No, my problem is that I just love the obscure and beautiful. That’s what SNDTRK is; obscure and beautiful. It compiles a bunch of artists(with the exception of Slasher Film Festival Strategy and Vi Res) that to this point I haven’t heard of and they offer up some seriously moody and dreamy tracks that would’ve felt right at home on a Fulci, Argento, Bava, or Cronenberg joint. They’re all pretty much masters of the heavy synth and soundtrack world, whether they’ve had the chance to actually contribute to a soundtrack or not, this record is one hell of a resume.
So Wolfmen Of Mars opens things with the jaunty and fun “Technicolor Road”. This track is not what you’d imagine opening a synth-heavy compilation, but as far as movie scores go this one is perfect. I could totally see this opening some quirky, desolate road movie about some friends that venture off into the desert only to run into a band of mutated mountain men hell bent on killing the pals and drinking their cheap beer. The song sounds like a cross between Goblin and NRBQ, which let me tell you is quite the thing. Hitting up their Bandcamp these Boston natives have a knack for animated music. Their album covers are all colorfully animated affairs and shows they have a sense of humor to go with their musical chops.
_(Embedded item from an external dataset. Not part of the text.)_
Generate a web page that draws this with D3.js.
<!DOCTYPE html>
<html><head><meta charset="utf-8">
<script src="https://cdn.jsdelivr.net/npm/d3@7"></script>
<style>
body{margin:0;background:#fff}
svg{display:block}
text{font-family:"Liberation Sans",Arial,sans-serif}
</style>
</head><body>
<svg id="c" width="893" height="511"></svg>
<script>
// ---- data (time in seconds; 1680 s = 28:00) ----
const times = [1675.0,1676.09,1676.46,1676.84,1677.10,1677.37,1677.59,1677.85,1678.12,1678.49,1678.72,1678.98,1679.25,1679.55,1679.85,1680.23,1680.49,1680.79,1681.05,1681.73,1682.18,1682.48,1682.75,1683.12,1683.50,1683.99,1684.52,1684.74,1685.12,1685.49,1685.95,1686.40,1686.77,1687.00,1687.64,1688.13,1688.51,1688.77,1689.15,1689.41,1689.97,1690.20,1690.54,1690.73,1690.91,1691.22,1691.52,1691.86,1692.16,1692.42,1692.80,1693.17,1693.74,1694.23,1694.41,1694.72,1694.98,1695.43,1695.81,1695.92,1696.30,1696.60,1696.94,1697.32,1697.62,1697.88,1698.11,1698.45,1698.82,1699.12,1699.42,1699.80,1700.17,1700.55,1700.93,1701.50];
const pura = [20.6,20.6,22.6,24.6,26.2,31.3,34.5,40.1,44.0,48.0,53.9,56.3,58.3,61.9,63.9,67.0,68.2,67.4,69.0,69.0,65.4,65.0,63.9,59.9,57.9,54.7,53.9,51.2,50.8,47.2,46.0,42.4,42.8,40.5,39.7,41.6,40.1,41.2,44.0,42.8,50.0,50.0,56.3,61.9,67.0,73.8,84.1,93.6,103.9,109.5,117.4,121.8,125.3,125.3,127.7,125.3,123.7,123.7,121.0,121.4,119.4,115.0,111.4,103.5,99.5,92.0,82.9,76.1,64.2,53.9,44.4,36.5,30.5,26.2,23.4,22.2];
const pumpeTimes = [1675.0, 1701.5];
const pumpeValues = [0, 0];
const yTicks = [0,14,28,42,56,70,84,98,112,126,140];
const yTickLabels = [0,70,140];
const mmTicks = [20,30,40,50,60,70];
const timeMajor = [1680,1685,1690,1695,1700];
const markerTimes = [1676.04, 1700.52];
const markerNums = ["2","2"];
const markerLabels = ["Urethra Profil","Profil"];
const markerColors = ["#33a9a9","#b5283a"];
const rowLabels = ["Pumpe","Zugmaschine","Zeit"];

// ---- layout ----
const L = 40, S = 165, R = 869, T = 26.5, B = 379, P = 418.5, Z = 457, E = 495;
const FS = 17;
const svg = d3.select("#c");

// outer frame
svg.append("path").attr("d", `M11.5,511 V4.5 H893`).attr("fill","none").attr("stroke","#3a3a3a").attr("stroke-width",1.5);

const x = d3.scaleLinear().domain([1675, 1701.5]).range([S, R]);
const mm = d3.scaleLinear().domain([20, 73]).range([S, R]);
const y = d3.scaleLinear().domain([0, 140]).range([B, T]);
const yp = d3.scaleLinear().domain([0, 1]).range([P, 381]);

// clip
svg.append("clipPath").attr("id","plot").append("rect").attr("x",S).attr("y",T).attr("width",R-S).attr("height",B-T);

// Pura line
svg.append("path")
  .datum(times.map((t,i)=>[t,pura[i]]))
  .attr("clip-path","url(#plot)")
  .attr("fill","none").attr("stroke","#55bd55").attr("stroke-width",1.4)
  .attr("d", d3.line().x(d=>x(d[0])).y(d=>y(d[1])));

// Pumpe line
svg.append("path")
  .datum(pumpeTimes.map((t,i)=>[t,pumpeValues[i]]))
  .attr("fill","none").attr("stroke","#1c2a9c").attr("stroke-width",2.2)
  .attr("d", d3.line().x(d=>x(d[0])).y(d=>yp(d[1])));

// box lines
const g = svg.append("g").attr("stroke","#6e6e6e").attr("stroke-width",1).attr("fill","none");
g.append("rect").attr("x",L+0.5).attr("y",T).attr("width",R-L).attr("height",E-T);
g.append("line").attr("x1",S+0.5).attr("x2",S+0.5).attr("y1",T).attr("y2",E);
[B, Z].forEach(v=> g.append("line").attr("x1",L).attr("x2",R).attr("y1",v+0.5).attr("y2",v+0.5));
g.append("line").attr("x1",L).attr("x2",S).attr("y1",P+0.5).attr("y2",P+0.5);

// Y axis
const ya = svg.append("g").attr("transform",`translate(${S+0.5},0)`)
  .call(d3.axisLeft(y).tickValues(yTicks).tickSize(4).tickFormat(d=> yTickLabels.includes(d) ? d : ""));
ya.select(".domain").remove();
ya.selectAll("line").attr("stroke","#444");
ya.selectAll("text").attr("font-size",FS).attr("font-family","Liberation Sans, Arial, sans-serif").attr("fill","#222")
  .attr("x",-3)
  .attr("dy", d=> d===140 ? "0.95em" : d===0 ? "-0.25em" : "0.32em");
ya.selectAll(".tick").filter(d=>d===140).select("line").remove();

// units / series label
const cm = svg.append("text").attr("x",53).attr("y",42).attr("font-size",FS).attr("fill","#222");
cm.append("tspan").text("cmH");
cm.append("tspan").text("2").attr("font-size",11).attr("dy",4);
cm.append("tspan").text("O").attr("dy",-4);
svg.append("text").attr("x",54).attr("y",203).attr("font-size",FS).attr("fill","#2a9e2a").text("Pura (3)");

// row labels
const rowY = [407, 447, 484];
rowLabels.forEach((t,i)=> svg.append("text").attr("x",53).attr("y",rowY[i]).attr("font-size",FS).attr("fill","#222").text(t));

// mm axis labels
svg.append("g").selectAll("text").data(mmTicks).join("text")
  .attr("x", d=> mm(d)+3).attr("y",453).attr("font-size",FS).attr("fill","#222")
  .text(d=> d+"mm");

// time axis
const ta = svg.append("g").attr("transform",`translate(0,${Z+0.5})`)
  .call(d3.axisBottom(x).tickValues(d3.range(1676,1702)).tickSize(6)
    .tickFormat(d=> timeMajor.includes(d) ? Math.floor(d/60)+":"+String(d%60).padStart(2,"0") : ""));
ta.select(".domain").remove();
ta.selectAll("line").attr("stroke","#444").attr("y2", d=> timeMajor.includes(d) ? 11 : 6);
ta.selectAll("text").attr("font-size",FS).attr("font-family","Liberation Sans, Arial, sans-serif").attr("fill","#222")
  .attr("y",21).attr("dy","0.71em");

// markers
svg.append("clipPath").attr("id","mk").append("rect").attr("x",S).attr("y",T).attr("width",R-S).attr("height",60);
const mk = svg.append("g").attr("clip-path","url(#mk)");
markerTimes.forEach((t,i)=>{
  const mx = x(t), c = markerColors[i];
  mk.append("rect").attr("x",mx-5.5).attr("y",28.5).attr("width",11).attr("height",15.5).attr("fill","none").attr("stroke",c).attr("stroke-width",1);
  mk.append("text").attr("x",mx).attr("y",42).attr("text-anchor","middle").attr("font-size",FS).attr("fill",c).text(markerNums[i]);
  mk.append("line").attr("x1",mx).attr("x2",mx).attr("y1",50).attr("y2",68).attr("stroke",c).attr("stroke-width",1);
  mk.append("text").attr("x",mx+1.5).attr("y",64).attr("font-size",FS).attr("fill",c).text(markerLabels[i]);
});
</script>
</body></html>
Bryce Miller is up next and his song “Retribution” fits the bill nicely in terms of moody sci fi music. It seems this cat wears many musical hats, delving into electronic music is only one of them. He’s a film composer and a classical musician as well. Miller seems pretty adept at the electronic side of things. Seeing him mix the orchestrated with the manipulated would be the next logical step, I think anyways.
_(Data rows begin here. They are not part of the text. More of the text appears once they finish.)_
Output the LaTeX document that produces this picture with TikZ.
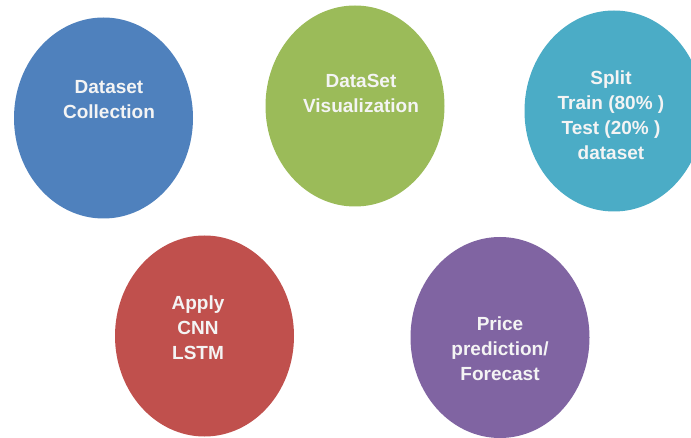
\documentclass[tikz,border=0pt]{standalone}
\usepackage{fontspec}
\setmainfont{Liberation Sans}
\usetikzlibrary{shapes.geometric}
\definecolor{cblue}{HTML}{4F81BD}
\definecolor{cgreen}{HTML}{9BBB59}
\definecolor{ccyan}{HTML}{4BACC6}
\definecolor{cred}{HTML}{C0504D}
\definecolor{cpurple}{HTML}{8064A2}
\definecolor{ctext}{HTML}{F4F4F4}
\tikzset{
  blob/.style={ellipse, draw=none, minimum width=179pt, minimum height=201pt, inner sep=0pt},
  lbl/.style={align=center, text=ctext, font=\bfseries\fontsize{19}{25}\selectfont, inner sep=0pt}
}
\begin{document}
\begin{tikzpicture}[x=1pt,y=-1pt]
\useasboundingbox (0,0) rectangle (691,438);
\fill[white] (0,0) rectangle (691,438);
\node[blob, fill=cblue]   (e1) at (103.5,118) {};
\node[blob, fill=cgreen]  (e2) at (355,106) {};
\node[blob, fill=ccyan]   (e3) at (614,111) {};
\node[blob, fill=cred]    (e4) at (204.5,336) {};
\node[blob, fill=cpurple] (e5) at (500,337.5) {};
\node[lbl] (t1) at (109,100) {Dataset\\Collection};
\node[lbl] (t2) at (361,93) {DataSet\\Visualization};
\node[lbl] (t3) at (611,115) {Split\\Train (80\% )\\Test (20\% )\\dataset};
\node[lbl] (t4) at (198,328) {Apply\\CNN\\LSTM};
\node[lbl] (t5) at (500,349) {Price\\prediction/\\Forecast};
\end{tikzpicture}
\end{document}
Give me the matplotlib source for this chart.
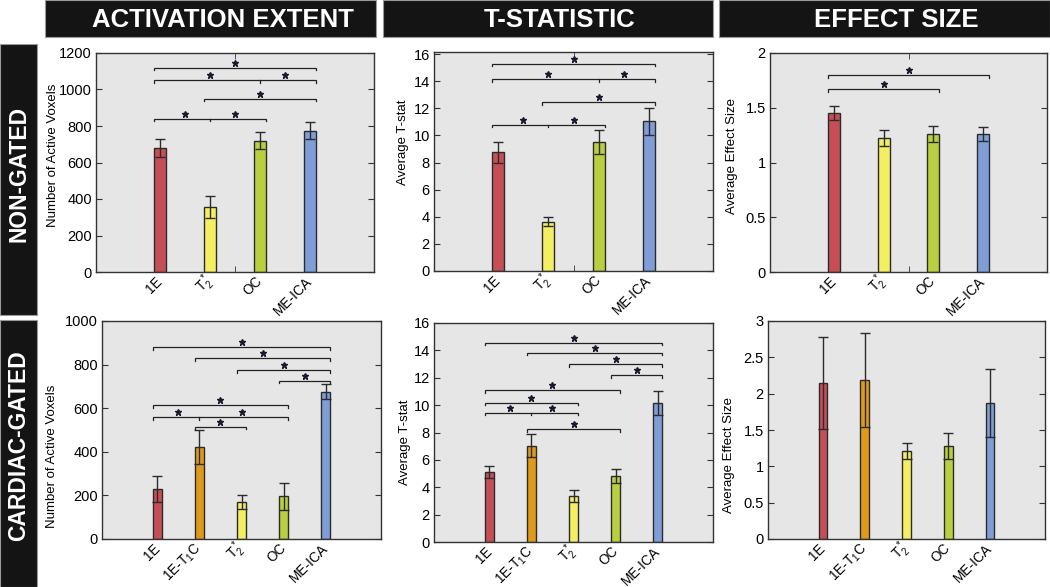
import matplotlib
matplotlib.use("Agg")
import matplotlib.pyplot as plt
from matplotlib.patches import Rectangle
from matplotlib.ticker import FuncFormatter, FixedLocator
from matplotlib.transforms import ScaledTranslation
import numpy as np

plt.rcParams['font.family'] = ['Liberation Sans', 'DejaVu Sans']

# ---------------- data ----------------
headers = ['ACTIVATION EXTENT', 'T-STATISTIC', 'EFFECT SIZE']
row_labels = ['NON-GATED', 'CARDIAC-GATED']

labels_ng = ['1E', 'T$\\mathregular{_2^*}$', 'OC', 'ME-ICA']
labels_cg = ['1E', '1E-T$\\mathregular{_1}$C', 'T$\\mathregular{_2^*}$', 'OC', 'ME-ICA']
colors_ng = ['#c64f57', '#f3ee62', '#b9cf40', '#7f9ed8']
colors_cg = ['#c64f57', '#df9a1c', '#f3ee62', '#b9cf40', '#7f9ed8']

ext_ng = [680, 355, 720, 775]
ext_ng_err = [50, 60, 45, 45]
tstat_ng = [8.75, 3.65, 9.5, 11.05]
tstat_ng_err = [0.75, 0.35, 0.9, 1.0]
eff_ng = [1.45, 1.225, 1.26, 1.26]
eff_ng_err = [0.065, 0.07, 0.07, 0.065]

ext_cg = [230, 420, 168, 195, 676]
ext_cg_err = [58, 78, 32, 60, 35]
tstat_cg = [5.1, 7.05, 3.35, 4.8, 10.15]
tstat_cg_err = [0.45, 0.85, 0.45, 0.5, 0.85]
eff_cg = [2.15, 2.19, 1.21, 1.28, 1.87]
eff_cg_err = [0.63, 0.65, 0.105, 0.175, 0.47]

# significance brackets: (first bar, last bar, level, intermediate ticks)
sig_ext_ng = [(0, 3, 1120, []), (0, 3, 1051, [2]), (1, 3, 949, []), (0, 2, 840, [1])]
sig_tstat_ng = [(0, 3, 15.3, []), (0, 3, 14.13, [2]), (1, 3, 12.47, []), (0, 2, 10.8, [1])]
sig_eff_ng = [(0, 3, 1.80, []), (0, 2, 1.67, [])]
sig_ext_cg = [(0, 4, 879, []), (1, 4, 829, []), (2, 4, 773, []), (3, 4, 727, []),
              (0, 3, 614, []), (0, 3, 560, [1]), (1, 2, 516, [])]
sig_tstat_cg = [(0, 4, 14.56, []), (1, 4, 13.83, []), (2, 4, 12.98, []), (3, 4, 12.17, []),
                (0, 3, 11.1, []), (0, 2, 10.17, []), (0, 2, 9.44, [1]), (1, 3, 8.24, [])]
sig_eff_cg = []

ylabels = ['Number of Active Voxels', 'Average T-stat', 'Average Effect Size']
yticks_ng = [np.arange(0, 1201, 200), np.arange(0, 17, 2), np.arange(0, 2.01, 0.5)]
yticks_cg = [np.arange(0, 1001, 200), np.arange(0, 17, 2), np.arange(0, 3.01, 0.5)]
ylims_ng = [(0, 1200), (0, 16.15), (0, 2)]
ylims_cg = [(0, 1000), (0, 16), (0, 3)]

# ---------------- layout ----------------
W, H = 1050, 587
fig = plt.figure(figsize=(W / 100, H / 100), dpi=100)


def box(x0, y0, x1, y1):
    return [x0 / W, 1 - y1 / H, (x1 - x0) / W, (y1 - y0) / H]


axes_px = [
    [(96, 53, 374, 272), (434, 52, 713, 271), (770, 53, 1047, 272)],
    [(102, 321, 381, 539), (434, 323, 713, 542), (768, 321, 1045, 539)],
]
# y-label centres in pixels
ylab_px = [
    [(53, 155), (403, 142), (732, 156)],
    [(52, 456), (405, 442), (729, 455)],
]

# header boxes
head_px = [(45, 0, 376, 37), (383, 0, 713, 37), (719, 0, 1050, 37)]
for (x0, y0, x1, y1), t in zip(head_px, headers):
    fig.add_artist(Rectangle((x0 / W, 1 - y1 / H), (x1 - x0) / W, (y1 - y0) / H,
                             transform=fig.transFigure, facecolor='#141414',
                             edgecolor='#9a9a9a', linewidth=0.8))
    fig.text((x0 + x1) / 2 / W + 12 / W, 1 - 20 / H, t, color='white', fontsize=18.5,
             fontweight='bold', ha='center', va='center')

side_px = [(0, 44, 37, 315), (0, 320, 37, 587)]
for (x0, y0, x1, y1), t, dy in zip(side_px, row_labels, [-6, -8]):
    fig.add_artist(Rectangle((x0 / W, 1 - y1 / H), (x1 - x0) / W, (y1 - y0) / H,
                             transform=fig.transFigure, facecolor='#141414',
                             edgecolor='#9a9a9a', linewidth=0.8))
    fig.text(19 / W, 1 - ((y0 + y1) / 2 + dy) / H, t, color='white', fontsize=16.5,
             fontweight='bold', ha='center', va='center', rotation=90)

fmt = FuncFormatter(lambda v, p: f'{v:g}')


def panel(ax, rect, lab_xy, labels, colors, vals, errs, sigs, ylabel, yticks, ylim):
    n = len(vals)
    x = np.arange(1, n + 1)
    w = 0.24 if n == 4 else 0.21
    pad = 1.28 if n == 4 else 1.32
    ax.set_facecolor('#e6e6e6')
    ax.bar(x, vals, width=w, color=colors, edgecolor='#2b2b2b', linewidth=1.0, zorder=2)
    ax.errorbar(x, vals, yerr=errs, fmt='none', ecolor='#2b2b2b', elinewidth=1.0,
                capsize=3.3, capthick=1.0, zorder=3)
    ax.set_xlim(1 - pad, n + pad)
    ax.set_ylim(*ylim)
    ax.set_yticks(yticks)
    ax.yaxis.set_major_formatter(fmt)
    ax.set_xticks(x)
    ax.set_xticklabels(labels, rotation=45, ha='right', va='center',
                       rotation_mode='anchor', fontsize=9.8)
    ax.xaxis.set_minor_locator(FixedLocator([(n + 1) / 2]))
    ax.tick_params(axis='x', which='major', length=0, pad=5)
    ax.tick_params(axis='x', which='minor', length=4, direction='in', top=True, bottom=True,
                   color='#333333')
    ax.tick_params(axis='y', which='major', length=4, direction='in', left=True, right=True,
                   labelsize=10.5, color='#333333', pad=3)
    ax.set_ylabel(ylabel, fontsize=9.5)
    x0, y0, x1, y1 = rect
    lx, ly = lab_xy
    ax.yaxis.set_label_coords((lx + 6 - x0) / (x1 - x0), (y1 - ly) / (y1 - y0))
    for s in ax.spines.values():
        s.set_color('#333333')
        s.set_linewidth(1.0)
    # significance brackets
    tick = (ylim[1] - ylim[0]) * 0.012
    off = ScaledTranslation(0, 5 / 100, fig.dpi_scale_trans)
    for i, j, lev, mids in sigs:
        xs, xe = x[i] - w / 2, x[j] + w / 2
        ax.plot([xs, xs, xe, xe], [lev - tick, lev, lev, lev - tick],
                color='#222222', linewidth=0.9, zorder=4, solid_joinstyle='miter')
        pts = [i] + mids + [j]
        for m in mids:
            ax.plot([x[m], x[m]], [lev, lev - tick], color='#222222', linewidth=0.9, zorder=4)
        for a, b in zip(pts[:-1], pts[1:]):
            ax.plot((x[a] + x[b]) / 2, lev, marker='*', markersize=5, color='#1a1a2e',
                    transform=ax.transData + off, zorder=5)


vals_ng = [(ext_ng, ext_ng_err, sig_ext_ng), (tstat_ng, tstat_ng_err, sig_tstat_ng),
           (eff_ng, eff_ng_err, sig_eff_ng)]
vals_cg = [(ext_cg, ext_cg_err, sig_ext_cg), (tstat_cg, tstat_cg_err, sig_tstat_cg),
           (eff_cg, eff_cg_err, sig_eff_cg)]

for c in range(3):
    r = axes_px[0][c]
    ax = fig.add_axes(box(*r))
    v, e, s = vals_ng[c]
    panel(ax, r, ylab_px[0][c], labels_ng, colors_ng, v, e, s, ylabels[c], yticks_ng[c], ylims_ng[c])
    r = axes_px[1][c]
    ax = fig.add_axes(box(*r))
    v, e, s = vals_cg[c]
    panel(ax, r, ylab_px[1][c], labels_cg, colors_cg, v, e, s, ylabels[c], yticks_cg[c], ylims_cg[c])

fig.savefig('out.png', dpi=100)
Slasher Film Festival Strategy don’t disappoint. Ever. Christopher Ashley has been at this game for nearly 20 years(longer if you count his hardcore bands) and it shows on his exquisite “Tokyo, 1981”. You can almost see a slow film shot over the brightly lit Tokyo at night as this killer track plays. Solid tune.
The Slow Engineer is a UK artist that dabbles in low key synth/techno. “The 2nd Pax Generator” feels like an old school techno track with its percussive feel and industrial-lite sound. It puts me in mind of another UK electronic artist, Pentagram Home Video. Fun track and someone worth digging into further.
This next one is interesting. Gavino Morretti is supposedly an Italian film score composer born in 1953 that created the score to the much maligned Italian horror film Assault of the Living Dead(1982), written and directed by Sergio Bortolotti. Apparently this film did dismally and sunk into obscurity but Morretti flourished in film work. Whether this is just BS or not, the background story does much to make his piece, “The Living Dead”, feel more like some ancient cinematic synth relic which is pretty cool. Morretti was apparently in a Italian prog rock band called Esplodere Cappelli, too. Devil’s in the details my friends.
Mythical Vigilante is all icy 80s synths. Imagine Com Truise with a lighter touch and you may have an idea of what is going on with “Receiving Psychic Messages”. I plan on looking into Seattle, Washington’s Mythical Vigilante a little more for sure.
Side two opens up with Xander Harris’ “Yellow Wallpaper”, a dark and looming piece that feels like Antoni Maovvi and Umberto’s Law Unit project, with a touch of German flair in there for good measure. Very cool stuff.
Vi-Res never disappoints, and “Bow” continues his trend of high quality heavy synth workouts.
Scott Johannsson is not only the design guy in charge of the incredible album art but he also contributed “Opening Titles/Chase Theme” a John Carpenter-esque driving piece that feels like a walk into some post-apocalyptic world.
Repeated Viewing gives us “Randy Loves Judy”, a light on its feet number that exudes a brisk but sunny walk through sidewalked neighborhoods as lovers walk hand in hand. It’s really a perfect number.
20 Six Hundred and their “The Witching” is a great, driving track that sounds like the baby of 80s Tangerine Dream and Giorgio Moroder. Imagine the Airwolf theme with a little more dread thrown in.
Albatross Wirehead closes the compilation out with some weirdness. “Basement” sounds like a descent into madness. Swirling nausea like incidental music you would’ve heard on an episode of The Twilight Zone. I couldn’t think of a better way to end this collection on.
So yeah, I’m susceptible to selling tactics like “Act now, or you may miss out on something great!” Fortunately most of the time I actually would miss out on something great. SNDTRK is one 5am impulse buy I’ll never regret. If you can locate a copy, grab it…before it’s too late!